Prompt
Restate all the material verbatim, except for the pictures.

— BEGIN Dataset content —

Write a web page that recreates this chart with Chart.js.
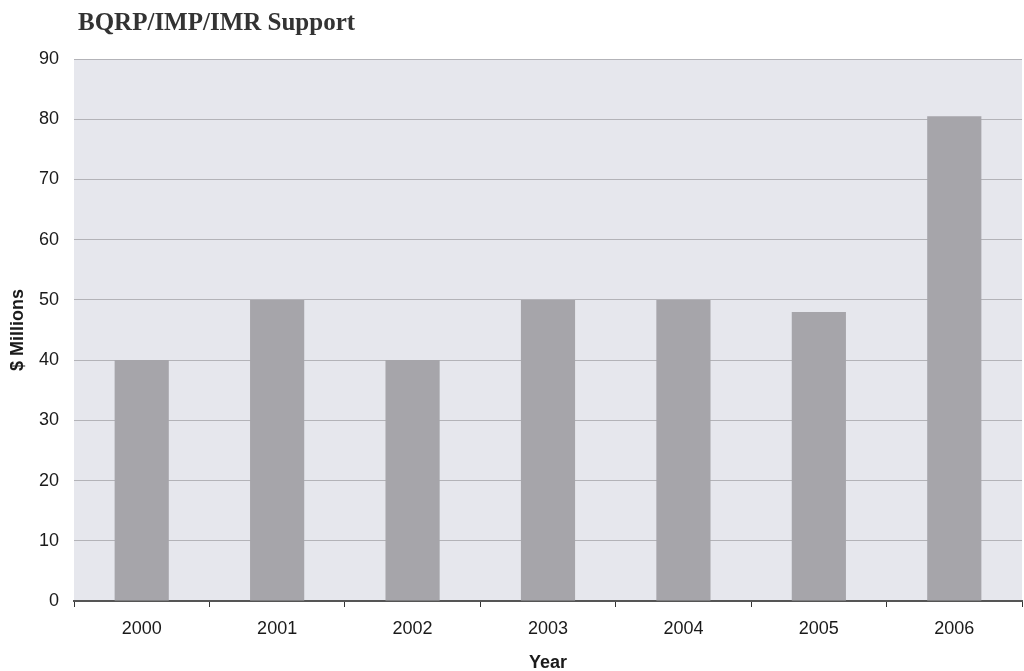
<!DOCTYPE html>
<html>
<head>
<meta charset="utf-8">
<script src="https://cdn.jsdelivr.net/npm/chart.js@4/dist/chart.umd.min.js"></script>
<style>
  html, body { margin: 0; padding: 0; background: #ffffff; }
  #wrap { width: 1024px; height: 671px; position: relative; }
</style>
</head>
<body>
<div id="wrap"><canvas id="c" width="1024" height="671"></canvas></div>
<script>
const years = ['2000', '2001', '2002', '2003', '2004', '2005', '2006'];
const support = [40, 50, 40, 50, 50, 48, 80.5];
const yTicks = [0, 10, 20, 30, 40, 50, 60, 70, 80, 90];
const chartTitle = 'BQRP/IMP/IMR Support';
const yTitle = '$ Millions';
const xTitle = 'Year';

const sans = '"Liberation Sans", Arial, sans-serif';

// Shaded plot background plus the serif heading above it
const plotDecor = {
  id: 'plotDecor',
  beforeDraw(chart) {
    const { ctx, chartArea: a } = chart;
    ctx.save();
    ctx.fillStyle = '#e6e7ed';
    ctx.fillRect(a.left, a.top, a.right - a.left, a.bottom - a.top);
    ctx.restore();
  },
  afterDraw(chart) {
    const { ctx, chartArea: a } = chart;
    ctx.save();
    ctx.font = 'bold 25px "Liberation Serif", "DejaVu Serif", serif';
    ctx.fillStyle = '#333333';
    ctx.textBaseline = 'alphabetic';
    ctx.textAlign = 'left';
    ctx.fillText(chartTitle, a.left + 4, 30);
    ctx.restore();
  }
};

new Chart(document.getElementById('c'), {
  type: 'bar',
  data: {
    labels: years,
    datasets: [{
      data: support,
      backgroundColor: '#a6a5aa',
      borderWidth: 0,
      barPercentage: 0.4,
      categoryPercentage: 1.0
    }]
  },
  options: {
    responsive: false,
    animation: false,
    layout: { padding: { top: 59, left: 7, right: 2, bottom: 0 } },
    plugins: {
      legend: { display: false },
      title: { display: false },
      tooltip: { enabled: false }
    },
    scales: {
      x: {
        offset: true,
        afterFit(scale) { scale.height = 70; },
        grid: {
          offset: true,
          drawOnChartArea: false,
          drawTicks: true,
          tickLength: 6,
          color: '#333333',
          lineWidth: 1
        },
        border: { display: true, color: '#555555', width: 2 },
        ticks: {
          color: '#1a1a1a',
          padding: 11,
          font: { family: sans, size: 18 }
        },
        title: {
          display: true,
          text: xTitle,
          color: '#1a1a1a',
          padding: { top: 0, bottom: -3 },
          font: { family: sans, size: 18, weight: 'bold' }
        }
      },
      y: {
        min: 0,
        max: 90,
        afterFit(scale) { scale.width = 67; },
        afterBuildTicks(scale) {
          scale.ticks = yTicks.map(v => ({ value: v }));
        },
        grid: {
          drawTicks: false,
          color: (ctx) => ctx.tick && ctx.tick.value === 0 ? 'rgba(0,0,0,0)' : '#b3b3b8',
          lineWidth: 1
        },
        border: { display: false },
        ticks: {
          color: '#1a1a1a',
          padding: 15,
          font: { family: sans, size: 18 }
        },
        title: {
          display: true,
          text: yTitle,
          color: '#1a1a1a',
          padding: { top: 0, bottom: 0 },
          font: { family: sans, size: 18, weight: 'bold' }
        }
      }
    }
  },
  plugins: [plotDecor]
});
</script>
</body>
</html>
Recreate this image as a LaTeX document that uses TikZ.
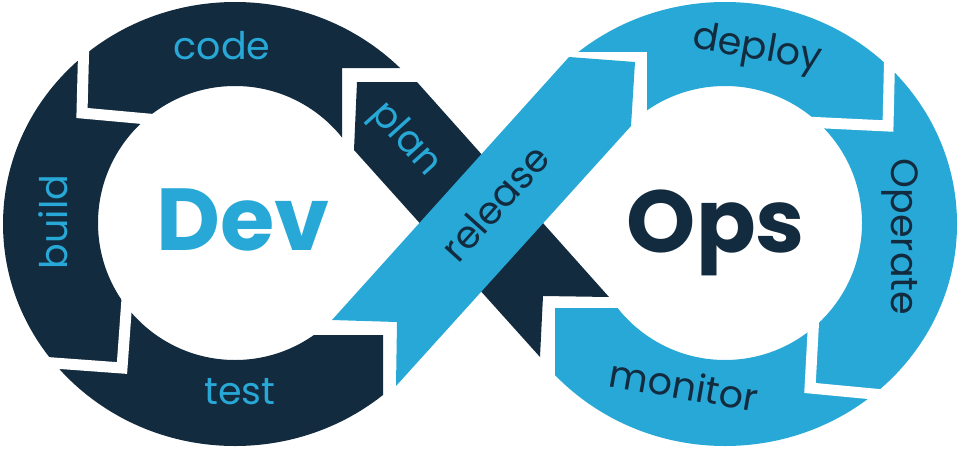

— END Dataset content —

Result for this task
Write a web page that recreates this chart with Chart.js.
<!DOCTYPE html>
<html>
<head>
<meta charset="utf-8">
<script src="https://cdn.jsdelivr.net/npm/chart.js@4/dist/chart.umd.min.js"></script>
<style>
  html, body { margin: 0; padding: 0; background: #ffffff; }
  #wrap { width: 1024px; height: 671px; position: relative; }
</style>
</head>
<body>
<div id="wrap"><canvas id="c" width="1024" height="671"></canvas></div>
<script>
const years = ['2000', '2001', '2002', '2003', '2004', '2005', '2006'];
const support = [40, 50, 40, 50, 50, 48, 80.5];
const yTicks = [0, 10, 20, 30, 40, 50, 60, 70, 80, 90];
const chartTitle = 'BQRP/IMP/IMR Support';
const yTitle = '$ Millions';
const xTitle = 'Year';

const sans = '"Liberation Sans", Arial, sans-serif';

// Shaded plot background plus the serif heading above it
const plotDecor = {
  id: 'plotDecor',
  beforeDraw(chart) {
    const { ctx, chartArea: a } = chart;
    ctx.save();
    ctx.fillStyle = '#e6e7ed';
    ctx.fillRect(a.left, a.top, a.right - a.left, a.bottom - a.top);
    ctx.restore();
  },
  afterDraw(chart) {
    const { ctx, chartArea: a } = chart;
    ctx.save();
    ctx.font = 'bold 25px "Liberation Serif", "DejaVu Serif", serif';
    ctx.fillStyle = '#333333';
    ctx.textBaseline = 'alphabetic';
    ctx.textAlign = 'left';
    ctx.fillText(chartTitle, a.left + 4, 30);
    ctx.restore();
  }
};

new Chart(document.getElementById('c'), {
  type: 'bar',
  data: {
    labels: years,
    datasets: [{
      data: support,
      backgroundColor: '#a6a5aa',
      borderWidth: 0,
      barPercentage: 0.4,
      categoryPercentage: 1.0
    }]
  },
  options: {
    responsive: false,
    animation: false,
    layout: { padding: { top: 59, left: 7, right: 2, bottom: 0 } },
    plugins: {
      legend: { display: false },
      title: { display: false },
      tooltip: { enabled: false }
    },
    scales: {
      x: {
        offset: true,
        afterFit(scale) { scale.height = 70; },
        grid: {
          offset: true,
          drawOnChartArea: false,
          drawTicks: true,
          tickLength: 6,
          color: '#333333',
          lineWidth: 1
        },
        border: { display: true, color: '#555555', width: 2 },
        ticks: {
          color: '#1a1a1a',
          padding: 11,
          font: { family: sans, size: 18 }
        },
        title: {
          display: true,
          text: xTitle,
          color: '#1a1a1a',
          padding: { top: 0, bottom: -3 },
          font: { family: sans, size: 18, weight: 'bold' }
        }
      },
      y: {
        min: 0,
        max: 90,
        afterFit(scale) { scale.width = 67; },
        afterBuildTicks(scale) {
          scale.ticks = yTicks.map(v => ({ value: v }));
        },
        grid: {
          drawTicks: false,
          color: (ctx) => ctx.tick && ctx.tick.value === 0 ? 'rgba(0,0,0,0)' : '#b3b3b8',
          lineWidth: 1
        },
        border: { display: false },
        ticks: {
          color: '#1a1a1a',
          padding: 15,
          font: { family: sans, size: 18 }
        },
        title: {
          display: true,
          text: yTitle,
          color: '#1a1a1a',
          padding: { top: 0, bottom: 0 },
          font: { family: sans, size: 18, weight: 'bold' }
        }
      }
    }
  },
  plugins: [plotDecor]
});
</script>
</body>
</html>
Recreate this image as a LaTeX document that uses TikZ.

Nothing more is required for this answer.